■ WHAT YOU HAVE TO DO ■
Set down only those lines that fall from the line containing "What D3.js code" through the line containing "ET EVOLUTION DU", unchanged and without pictures.

■ RECORDS PROVIDED ■

++++++++++++++++++++

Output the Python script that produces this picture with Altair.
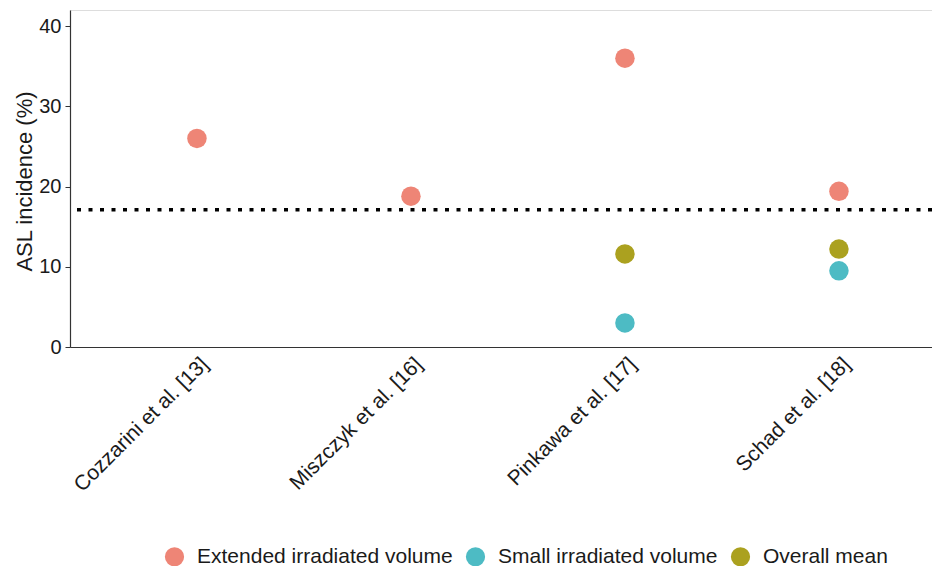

++++++++++++++++++++

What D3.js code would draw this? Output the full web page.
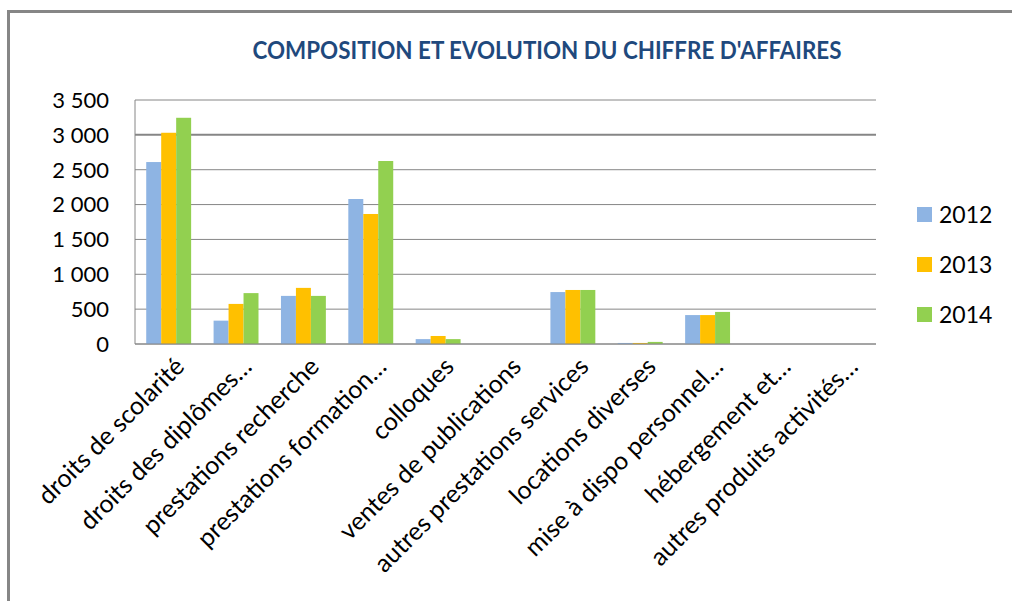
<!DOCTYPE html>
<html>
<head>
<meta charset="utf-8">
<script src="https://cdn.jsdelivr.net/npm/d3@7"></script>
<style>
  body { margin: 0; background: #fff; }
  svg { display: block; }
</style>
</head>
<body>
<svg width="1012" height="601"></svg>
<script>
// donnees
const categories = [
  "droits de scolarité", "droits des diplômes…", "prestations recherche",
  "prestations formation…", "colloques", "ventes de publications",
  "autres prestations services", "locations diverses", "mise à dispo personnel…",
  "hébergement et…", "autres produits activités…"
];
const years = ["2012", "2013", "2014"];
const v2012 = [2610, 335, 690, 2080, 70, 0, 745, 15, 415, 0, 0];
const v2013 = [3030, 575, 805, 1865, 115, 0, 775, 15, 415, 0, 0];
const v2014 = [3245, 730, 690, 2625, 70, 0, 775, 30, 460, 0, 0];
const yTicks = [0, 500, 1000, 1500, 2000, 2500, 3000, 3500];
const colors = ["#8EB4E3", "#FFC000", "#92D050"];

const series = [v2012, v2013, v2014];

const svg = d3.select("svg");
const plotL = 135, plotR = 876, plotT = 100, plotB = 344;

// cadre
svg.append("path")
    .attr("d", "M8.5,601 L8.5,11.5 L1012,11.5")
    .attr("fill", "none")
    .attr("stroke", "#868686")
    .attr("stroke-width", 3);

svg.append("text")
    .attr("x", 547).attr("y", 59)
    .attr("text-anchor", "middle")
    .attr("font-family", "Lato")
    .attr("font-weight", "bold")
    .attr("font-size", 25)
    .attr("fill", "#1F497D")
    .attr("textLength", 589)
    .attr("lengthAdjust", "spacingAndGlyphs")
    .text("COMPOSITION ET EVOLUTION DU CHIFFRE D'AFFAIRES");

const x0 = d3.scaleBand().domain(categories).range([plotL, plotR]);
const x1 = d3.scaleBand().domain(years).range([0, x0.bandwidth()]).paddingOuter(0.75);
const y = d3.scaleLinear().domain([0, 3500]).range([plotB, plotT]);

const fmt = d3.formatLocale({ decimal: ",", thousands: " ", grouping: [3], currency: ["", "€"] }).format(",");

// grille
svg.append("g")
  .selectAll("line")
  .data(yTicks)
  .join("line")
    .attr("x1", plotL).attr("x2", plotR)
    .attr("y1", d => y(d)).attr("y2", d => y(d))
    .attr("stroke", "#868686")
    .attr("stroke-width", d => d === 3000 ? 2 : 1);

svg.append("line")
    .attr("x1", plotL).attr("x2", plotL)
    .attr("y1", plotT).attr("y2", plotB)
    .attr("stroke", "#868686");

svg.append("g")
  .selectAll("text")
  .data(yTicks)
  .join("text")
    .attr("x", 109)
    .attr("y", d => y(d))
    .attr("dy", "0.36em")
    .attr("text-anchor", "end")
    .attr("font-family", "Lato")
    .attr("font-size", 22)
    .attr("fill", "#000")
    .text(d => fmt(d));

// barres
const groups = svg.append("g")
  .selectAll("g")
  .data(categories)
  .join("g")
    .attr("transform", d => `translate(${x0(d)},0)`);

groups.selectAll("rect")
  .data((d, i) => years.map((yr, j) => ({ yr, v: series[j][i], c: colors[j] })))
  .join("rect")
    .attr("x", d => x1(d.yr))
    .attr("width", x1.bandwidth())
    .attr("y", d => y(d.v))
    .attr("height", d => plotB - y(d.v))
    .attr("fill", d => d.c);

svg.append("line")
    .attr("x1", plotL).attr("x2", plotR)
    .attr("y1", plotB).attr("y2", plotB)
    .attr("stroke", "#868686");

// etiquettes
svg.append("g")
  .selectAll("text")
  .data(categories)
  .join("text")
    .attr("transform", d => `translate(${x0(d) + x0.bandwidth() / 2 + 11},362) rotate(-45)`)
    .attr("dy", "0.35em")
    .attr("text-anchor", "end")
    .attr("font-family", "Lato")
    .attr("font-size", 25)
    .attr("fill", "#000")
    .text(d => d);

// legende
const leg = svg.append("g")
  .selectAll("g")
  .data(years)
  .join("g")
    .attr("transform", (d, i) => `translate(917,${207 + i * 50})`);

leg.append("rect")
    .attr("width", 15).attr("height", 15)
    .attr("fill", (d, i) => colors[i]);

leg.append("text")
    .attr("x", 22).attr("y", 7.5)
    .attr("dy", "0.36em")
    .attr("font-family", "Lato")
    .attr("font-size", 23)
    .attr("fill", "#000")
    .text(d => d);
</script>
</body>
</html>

++++++++++++++++++++

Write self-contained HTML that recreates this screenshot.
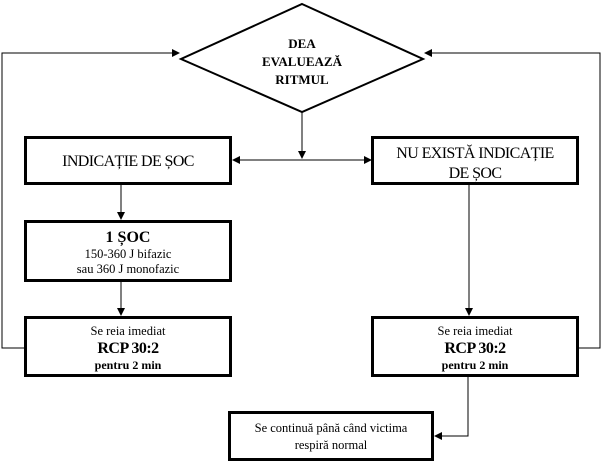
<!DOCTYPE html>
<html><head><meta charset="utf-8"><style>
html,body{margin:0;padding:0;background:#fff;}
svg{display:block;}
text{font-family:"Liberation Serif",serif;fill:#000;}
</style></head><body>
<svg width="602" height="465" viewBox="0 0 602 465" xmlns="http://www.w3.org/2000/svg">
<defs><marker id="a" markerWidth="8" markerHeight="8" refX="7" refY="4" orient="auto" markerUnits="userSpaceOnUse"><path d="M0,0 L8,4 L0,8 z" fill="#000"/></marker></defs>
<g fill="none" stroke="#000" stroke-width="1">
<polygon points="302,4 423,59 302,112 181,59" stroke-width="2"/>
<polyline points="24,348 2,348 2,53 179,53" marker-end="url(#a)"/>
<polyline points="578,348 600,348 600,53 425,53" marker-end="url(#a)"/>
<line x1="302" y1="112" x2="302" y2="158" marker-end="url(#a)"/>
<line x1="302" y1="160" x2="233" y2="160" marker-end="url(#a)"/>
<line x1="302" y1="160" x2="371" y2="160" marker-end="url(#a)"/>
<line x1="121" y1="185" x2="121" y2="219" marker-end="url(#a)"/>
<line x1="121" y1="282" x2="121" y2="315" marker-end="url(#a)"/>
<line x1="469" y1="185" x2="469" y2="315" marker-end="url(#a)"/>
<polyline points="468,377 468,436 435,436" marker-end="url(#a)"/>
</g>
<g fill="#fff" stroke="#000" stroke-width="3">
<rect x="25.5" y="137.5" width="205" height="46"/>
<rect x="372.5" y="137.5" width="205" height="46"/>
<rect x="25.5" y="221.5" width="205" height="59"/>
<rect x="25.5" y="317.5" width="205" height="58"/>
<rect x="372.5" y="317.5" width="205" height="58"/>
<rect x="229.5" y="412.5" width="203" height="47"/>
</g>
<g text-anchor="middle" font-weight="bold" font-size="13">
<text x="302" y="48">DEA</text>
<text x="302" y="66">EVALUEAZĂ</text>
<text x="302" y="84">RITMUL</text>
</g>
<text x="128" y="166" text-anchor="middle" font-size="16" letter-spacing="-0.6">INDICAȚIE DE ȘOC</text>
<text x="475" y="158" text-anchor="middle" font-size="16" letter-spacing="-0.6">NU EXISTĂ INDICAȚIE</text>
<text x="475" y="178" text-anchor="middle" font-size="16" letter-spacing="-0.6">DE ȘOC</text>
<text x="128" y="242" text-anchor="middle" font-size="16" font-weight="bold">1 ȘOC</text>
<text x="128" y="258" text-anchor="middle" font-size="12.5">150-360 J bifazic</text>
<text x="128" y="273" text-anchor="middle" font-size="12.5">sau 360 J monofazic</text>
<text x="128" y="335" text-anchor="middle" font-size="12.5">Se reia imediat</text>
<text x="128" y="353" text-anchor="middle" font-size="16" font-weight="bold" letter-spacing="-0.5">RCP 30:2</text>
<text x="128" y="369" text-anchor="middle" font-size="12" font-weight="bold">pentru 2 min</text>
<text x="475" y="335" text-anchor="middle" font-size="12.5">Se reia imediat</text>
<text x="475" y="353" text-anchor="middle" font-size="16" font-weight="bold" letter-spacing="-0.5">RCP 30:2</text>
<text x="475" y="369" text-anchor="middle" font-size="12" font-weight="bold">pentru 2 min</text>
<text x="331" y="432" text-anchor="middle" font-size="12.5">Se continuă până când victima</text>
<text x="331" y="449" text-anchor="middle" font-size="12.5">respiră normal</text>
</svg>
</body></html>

++++++++++++++++++++

■ THE SOLUTION ■
What D3.js code would draw this? Output the full web page.
<!DOCTYPE html>
<html>
<head>
<meta charset="utf-8">
<script src="https://cdn.jsdelivr.net/npm/d3@7"></script>
<style>
  body { margin: 0; background: #fff; }
  svg { display: block; }
</style>
</head>
<body>
<svg width="1012" height="601"></svg>
<script>
// donnees
const categories = [
  "droits de scolarité", "droits des diplômes…", "prestations recherche",
  "prestations formation…", "colloques", "ventes de publications",
  "autres prestations services", "locations diverses", "mise à dispo personnel…",
  "hébergement et…", "autres produits activités…"
];
const years = ["2012", "2013", "2014"];
const v2012 = [2610, 335, 690, 2080, 70, 0, 745, 15, 415, 0, 0];
const v2013 = [3030, 575, 805, 1865, 115, 0, 775, 15, 415, 0, 0];
const v2014 = [3245, 730, 690, 2625, 70, 0, 775, 30, 460, 0, 0];
const yTicks = [0, 500, 1000, 1500, 2000, 2500, 3000, 3500];
const colors = ["#8EB4E3", "#FFC000", "#92D050"];

const series = [v2012, v2013, v2014];

const svg = d3.select("svg");
const plotL = 135, plotR = 876, plotT = 100, plotB = 344;

// cadre
svg.append("path")
    .attr("d", "M8.5,601 L8.5,11.5 L1012,11.5")
    .attr("fill", "none")
    .attr("stroke", "#868686")
    .attr("stroke-width", 3);

svg.append("text")
    .attr("x", 547).attr("y", 59)
    .attr("text-anchor", "middle")
    .attr("font-family", "Lato")
    .attr("font-weight", "bold")
    .attr("font-size", 25)
    .attr("fill", "#1F497D")
    .attr("textLength", 589)
    .attr("lengthAdjust", "spacingAndGlyphs")
    .text("COMPOSITION ET EVOLUTION DU CHIFFRE D'AFFAIRES");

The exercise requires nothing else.